Where a line contains the word "seaborn", copy that line.

**COLLECTED MATERIAL:**
▬▬▬▬▬▬

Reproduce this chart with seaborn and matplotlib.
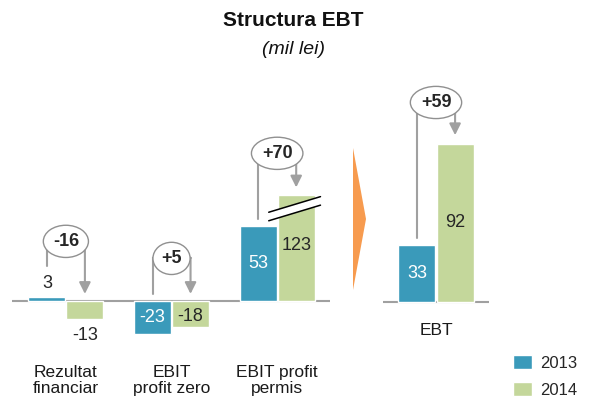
import pandas as pd
import matplotlib.pyplot as plt
import seaborn as sns
from matplotlib.patches import Polygon

sns.set_theme(style='white')
plt.rcParams['font.family'] = ['Liberation Sans', 'DejaVu Sans']

# data (mil lei)
categories = ['Rezultat\nfinanciar', 'EBIT\nprofit zero', 'EBIT profit\npermis']
values_2013 = [3, -23, 53]
values_2014 = [-13, -18, 123]
ebt_2013 = [33]
ebt_2014 = [92]
ebt_label = ['EBT']
diff_labels = ['-16', '+5', '+70']
ebt_diff = ['+59']
years = ['2013', '2014']
cap_2014 = 75  # the 123 bar is drawn cut (broken axis)

C13 = '#3A9ABA'
C14 = '#C4D79B'
GREY = '#A0A0A0'
W, H = 591, 404
FS = 13


def px_axes(x0, x1, y0, y1):
    return fig.add_axes([x0 / W, 1 - y1 / H, (x1 - x0) / W, (y1 - y0) / H])


df = pd.DataFrame({
    'cat': categories * 2,
    'year': [years[0]] * 3 + [years[1]] * 3,
    'val': values_2013 + [min(v, cap_2014) for v in values_2014],
})
df_ebt = pd.DataFrame({'cat': ebt_label * 2, 'year': years, 'val': ebt_2013 + ebt_2014})

fig = plt.figure(figsize=(W / 100, H / 100), dpi=100)
ax = px_axes(12, 330, 120, 340)
ax2 = px_axes(383, 489, 80, 315)

sns.barplot(data=df, x='cat', y='val', hue='year', palette=[C13, C14],
            width=0.72, gap=0.03, ax=ax, legend=False, saturation=1)
sns.barplot(data=df_ebt, x='cat', y='val', hue='year', palette=[C13, C14],
            width=0.72, gap=0.03, ax=ax2, legend=False, saturation=1)

ax.set_xlim(-0.51, 2.5)
ax.set_ylim(-(340 - 301) / 1.42, (301 - 120) / 1.42)
ax2.set_xlim(-0.5, 0.5)
ax2.set_ylim(-(315 - 302) / 1.72, (302 - 80) / 1.72)

for a, pad in ((ax, 18), (ax2, 6)):
    sns.despine(ax=a, left=True, bottom=True)
    a.axhline(0, color=GREY, lw=1.5, zorder=0)
    a.set_yticks([])
    a.set_xlabel('')
    a.set_ylabel('')
    a.tick_params(axis='x', length=0, pad=pad, labelsize=12.5, labelcolor='#1a1a1a')
    for t in a.get_xticklabels():
        t.set_multialignment('center')
        t.set_linespacing(1.05)

off = 0.18
# value labels
ax.text(0 - off, values_2013[0] + 9, str(values_2013[0]), ha='center', va='center', fontsize=FS)
ax.text(0 + off, values_2014[0] - 11, str(values_2014[0]), ha='center', va='center', fontsize=FS)
ax.text(1 - off, values_2013[1] / 2, str(values_2013[1]), ha='center', va='center', fontsize=FS, color='white')
ax.text(1 + off, values_2014[1] / 2 - 2, str(values_2014[1]), ha='center', va='center', fontsize=FS)
ax.text(2 - off, values_2013[2] / 2, str(values_2013[2]), ha='center', va='center', fontsize=FS, color='white')
ax.text(2 + off, 39, str(values_2014[2]), ha='center', va='center', fontsize=FS)
ax2.text(-off, ebt_2013[0] / 2, str(ebt_2013[0]), ha='center', va='center', fontsize=FS, color='white')
ax2.text(off, ebt_2014[0] / 2, str(ebt_2014[0]), ha='center', va='center', fontsize=FS)

# break marks on the cut bar
x0, x1 = 1.92, 2.41
ax.add_patch(Polygon([[x0, 62.5], [x1, 73.5], [x1, 67.5], [x0, 56.5]], closed=True,
                     fc='white', ec='none', zorder=5))
ax.plot([x0, x1], [62.5, 73.5], color='black', lw=1.1, zorder=6)
ax.plot([x0, x1], [56.5, 67.5], color='black', lw=1.1, zorder=6)


def bracket(a, xc, start, level, tip, label):
    xl, xr = xc - off, xc + off
    a.plot([xl, xl, xr], [start, level, level], color=GREY, lw=1.5, zorder=3,
           solid_joinstyle='miter')
    a.annotate('', xy=(xr, tip), xytext=(xr, level + 0.5),
               arrowprops=dict(arrowstyle='-|>', color=GREY, lw=1.5,
                               mutation_scale=17, shrinkA=0, shrinkB=0), zorder=3)
    a.text(xc, level, label, ha='center', va='center', fontsize=FS, fontweight='bold',
           zorder=4, bbox=dict(boxstyle='ellipse,pad=0.16', fc='white', ec='#909090', lw=1))


bracket(ax, 0, 25, 42, 5, diff_labels[0])
bracket(ax, 1, 5, 30, 5, diff_labels[1])
bracket(ax, 2, 58, 104, 80, diff_labels[2])
bracket(ax2, 0, 37, 116, 97, ebt_diff[0])

# orange chevron between panels
fig.add_artist(Polygon([[353 / W, 1 - 148 / H], [366 / W, 1 - 219 / H], [353 / W, 1 - 290 / H]],
                       closed=True, transform=fig.transFigure, fc='#F79B4F', ec='none'))

fig.text(293 / W, 1 - 21 / H, 'Structura EBT', ha='center', va='center',
         fontsize=15, fontweight='bold', color='#111111')
fig.text(293 / W, 1 - 50 / H, '(mil lei)', ha='center', va='center',
         fontsize=14, style='italic', color='#111111')

handles = [plt.Rectangle((0, 0), 1, 1, fc=C13), plt.Rectangle((0, 0), 1, 1, fc=C14)]
fig.legend(handles, years, loc='upper left', bbox_to_anchor=(513 / W, 1 - 355 / H),
           frameon=False, fontsize=12, handlelength=1.15, handleheight=0.95,
           handletextpad=0.5, labelspacing=0.65, borderpad=0, borderaxespad=0)

fig.savefig('out.png', dpi=100)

▬▬▬▬▬▬

**FULL SOLUTION:**
Reproduce this chart with seaborn and matplotlib.
import seaborn as sns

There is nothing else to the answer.